Family Building Society has launched three retirement interest-only mortgage products, including a flexible RIO that allows customers to make overpayments, underpayments, payment holidays and has a borrow back facility.
Each product has a maximum loan-to-value ratio of 50% and a minimum age at application of 65, is available to new borrowers and has a £999 product fee.
The flexible product is a discounted variable rate for term, currently 3.94% with an early repayment charge in first three years if mortgage is redeemed, being 3%, 2% and 1% of original advance.
Keith Barber (pictured), director of business development at Family Building Society, said: “This fits well with our later life proposition as a whole because we do a lot of interest-only lending to older borrowers. There’s a proportion of people taking interest-only loans who would prefer to take them for a longer period.

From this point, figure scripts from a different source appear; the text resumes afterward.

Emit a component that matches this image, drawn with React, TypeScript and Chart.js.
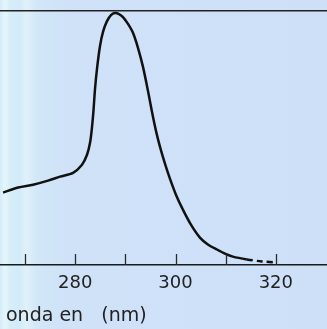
import React, { useEffect, useRef } from "react";
import { Chart, registerables } from "chart.js";

Chart.register(...registerables);

// Wavelength (nm) and relative absorbance
const wavelengths = [
  265.62, 268.61, 271.59, 274.58, 276.97, 279.56, 281.35, 282.35, 282.95,
  283.35, 283.65, 283.94, 284.34, 284.94, 285.54, 286.33, 287.13, 287.93,
  288.73, 289.52, 290.52, 291.51, 292.51, 293.51, 294.5, 295.3, 296.1, 296.89,
  297.89, 298.88, 300.08, 301.47, 303.07, 304.86, 306.45, 308.25, 309.84,
  311.43, 314.22, 317.21, 320.2,
];
const absorbance = [
  0.285, 0.305, 0.316, 0.332, 0.348, 0.363, 0.395, 0.434, 0.481, 0.544, 0.611,
  0.692, 0.772, 0.862, 0.918, 0.96, 0.984, 0.992, 0.988, 0.976, 0.949, 0.914,
  0.855, 0.78, 0.686, 0.603, 0.528, 0.466, 0.399, 0.34, 0.277, 0.218, 0.159,
  0.108, 0.081, 0.061, 0.045, 0.033, 0.022, 0.014, 0.01,
];
const tickValues = [270, 280, 290, 300, 310, 320];
const labeledTicks = [280, 300, 320];
const axisTitle = "onda en   (nm)";
const dashedFrom = 314;

const bgPlugin = {
  id: "scanBg",
  beforeDraw(chart: any) {
    const { ctx, width, height } = chart;
    const g = ctx.createLinearGradient(0, 0, width, 0);
    g.addColorStop(0, "#d4ecf9");
    g.addColorStop(0.015, "#e6f6fb");
    g.addColorStop(0.03, "#d6eef9");
    g.addColorStop(0.06, "#d3ebf8");
    g.addColorStop(0.08, "#e0f1fa");
    g.addColorStop(0.11, "#d2e7f8");
    g.addColorStop(0.2, "#cfe2f8");
    g.addColorStop(1, "#cde0f8");
    ctx.save();
    ctx.fillStyle = g;
    ctx.fillRect(0, 0, width, height);
    ctx.restore();
  },
};

const decoPlugin = {
  id: "deco",
  afterDraw(chart: any) {
    const { ctx, chartArea } = chart;
    const xs = chart.scales.x;
    ctx.save();
    ctx.strokeStyle = "#2a2a2a";
    ctx.lineWidth = 1.3;
    tickValues.forEach((v) => {
      const px = Math.round(xs.getPixelForValue(v)) + 0.5;
      ctx.beginPath();
      ctx.moveTo(px, chartArea.bottom);
      ctx.lineTo(px, chartArea.bottom - 11);
      ctx.stroke();
    });
    ctx.fillStyle = "#222";
    ctx.font = "19px 'DejaVu Sans'";
    ctx.textBaseline = "alphabetic";
    ctx.textAlign = "left";
    ctx.fillText(axisTitle, chartArea.left + 6, 321);
    ctx.restore();
  },
};

export default function App() {
  const ref = useRef<HTMLCanvasElement>(null);
  useEffect(() => {
    document.body.style.margin = "0";
    const canvas = ref.current!;
    const chart = new Chart(canvas, {
      type: "line",
      data: {
        datasets: [
          {
            data: wavelengths.map((w, i) => ({ x: w, y: absorbance[i] })),
            borderColor: "#111",
            borderWidth: 2.5,
            pointRadius: 0,
            fill: false,
            tension: 0.3,
            segment: {
              borderDash: (c: any) =>
                c.p0.parsed.x >= dashedFrom ? [6, 4] : undefined,
            },
          },
        ],
      },
      options: {
        animation: false,
        responsive: false,
        devicePixelRatio: 1,
        layout: { padding: 0 },
        plugins: { legend: { display: false }, tooltip: { enabled: false } },
        scales: {
          x: {
            type: "linear",
            position: "bottom",
            min: 265,
            max: 330.2,
            grid: { display: true, drawOnChartArea: false, drawTicks: false },
            border: { display: true, color: "#1a1a1a", width: 1.5 },
            ticks: {
              autoSkip: false,
              maxRotation: 0,
              padding: 8,
              color: "#222",
              font: { family: "'DejaVu Sans'", size: 18 },
              callback: (v: any) =>
                labeledTicks.includes(Number(v)) ? String(v) : "",
            },
            afterBuildTicks: (s: any) => {
              s.ticks = tickValues.map((v) => ({ value: v }));
            },
            afterFit: (s: any) => {
              s.height = 64;
            },
          },
          x2: {
            type: "linear",
            position: "top",
            min: 265,
            max: 330.2,
            grid: { display: true, drawOnChartArea: false, drawTicks: false },
            border: { display: true, color: "#222", width: 1.4 },
            ticks: { display: false },
            afterFit: (s: any) => {
              s.height = 11;
            },
          },
          y: { display: false, min: 0, max: 1 },
        },
      },
      plugins: [bgPlugin, decoPlugin],
    });
    return () => chart.destroy();
  }, []);
  return <canvas ref={ref} width={327} height={329} />;
}
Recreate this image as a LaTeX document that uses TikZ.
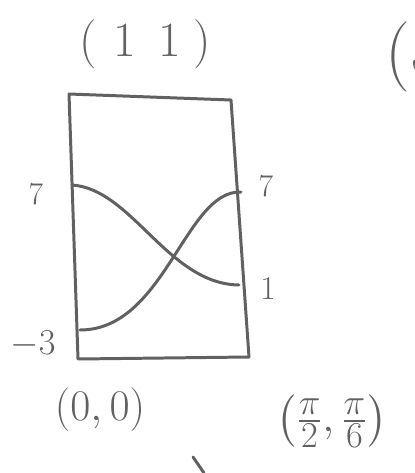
\documentclass[tikz,border=0pt]{standalone}
\usepackage{amsmath}
\begin{document}
\begin{tikzpicture}[x=0.02cm,y=-0.02cm,
  pen/.style={draw=black!62,line width=1.7pt,line cap=round,line join=round},
  every node/.style={text=black!62,inner sep=0pt}]
  \useasboundingbox (0,0) rectangle (415,473);
  % the panel
  \coordinate (tl) at (69,94); \coordinate (tr) at (231,100);
  \coordinate (br) at (249,357); \coordinate (bl) at (78,359);
  \draw[pen] (tl) -- (tr) -- (br) -- (bl) -- cycle;
  % the two curves
  \coordinate (dstart) at (72,185); \coordinate (dend) at (239,285);
  \coordinate (ustart) at (80,330); \coordinate (uend) at (241,192);
  \draw[pen] (dstart) .. controls (132,189) and (168,284) .. (dend);
  \draw[pen] (ustart) .. controls (165,330) and (185,190) .. (uend);
  % labels
  \node[font=\fontsize{28}{30}\selectfont] (title) at (145,44) {(\hspace{0.35em}1\hspace{0.45em}1\hspace{0.25em})};
  \node[font=\fontsize{40}{44}\selectfont,anchor=west] (other) at (385,57) {(5};
  \node[font=\fontsize{18}{20}\selectfont] (lseven) at (36,194) {7};
  \node[font=\fontsize{20}{22}\selectfont] (lminus) at (33,344) {$-3$};
  \node[font=\fontsize{18}{20}\selectfont] (rseven) at (266,186) {7};
  \node[font=\fontsize{19}{20}\selectfont] (rone) at (268,288) {1};
  \node[font=\fontsize{26}{28}\selectfont] (origin) at (100,410) {$(0,0)$};
  \node[font=\fontsize{31}{34}\selectfont] (corner) at (332,421) {$\left(\frac{\pi}{2},\frac{\pi}{6}\right)$};
  \draw[pen] (193,457) -- (204,473);
\end{tikzpicture}
\end{document}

“With the flexible product we’re bringing innovation to the RIO space, enabling customers to make the best use of their financial assets tied up in their house for their benefit in retirement and for their families.
“I don’t think there’s been much take-up of RIOs so far but I don’t think there’s been much innovation in RIO products as yet. I think the flexible product we’re offering is quite different from the existing products in the market and may potentially create more demand for RIOs overall.
“And if other companies introduce similar flexible products, it makes RIOs more of a tool for the customer.”
Once underwritten and the total loan amount agreed, the flexibleproduct allows a customer to overpay regularly or by lump sum and later draw on that overpayment without further underwriting, or arrange a payment holiday or reduction using the overpayment that has been previously built up.
Barber added: “This flexibility allows the borrower to use the equity in their property as their, or their families’ needs change through retirement.
“We see that as being the more interesting proposition in the market as I don’t think anyone has done that yet. It makes it a very flexible arrangement for people. You can use it like a current account against the mortgage.
“It’s a product that consumers and advisers can use to create a bespoke solution for someone. ‘Brokers said we need to do something different and flexible so that’s something we’re aiming to deliver.’”
Ray Boulger, senior mortgage technical manager at John Charcol, said: “It’s a good flexible product. I would say this is the second flexible RIO product after Vernom Building Society’s offset RIO it launched a few weeks ago.
“Family have a good design for the product but will struggle to get volume unless it changes its pricing.
“It’s also good that smaller lenders with manual underwriting like Family are in this space because a higher proportion of people taking RIOs out will become vulnerable and need help which these lenders can give.”
Similarly David Hollingworth, associate director of communications at L&C Mortgages, said you’d expect Family as a brand to be involved in the RIO market with its manual underwriting, offering solutions for all generations.
He added: “We’re seeing more flexibility being brought into the market and having more flexibility is something that’s likely to appeal to borrowers.
“It’s an important step because it gives them more control over how they use the product over what’s likely to be a longer-term deal.”
There’s also two lump sum interest-only products, both with a 10% per annum early repayment charge free.
There’s a 5-year fixed rate at 3.69% with a £999 product fee and an early charge for five years of 5%, 4%, 3%, 2% and 1%, as well as a discounted variable rate for term, currently at 3.84% with a £999 product fee and an early repayment charge for three years of 3%, 2%and 1%.
All three products will be available through selected intermediaries who have expertise in later life borrowing as well as through the society’s direct channel.
These new RIOs complement the society’s existing ‘Retirement Lifestyle Booster’, a standard interest-only product which provides a means of taking a regular ‘income’ from your property over a period of up to 10 years, and the society’s repayment mortgages, which are open to borrowers up to age 95.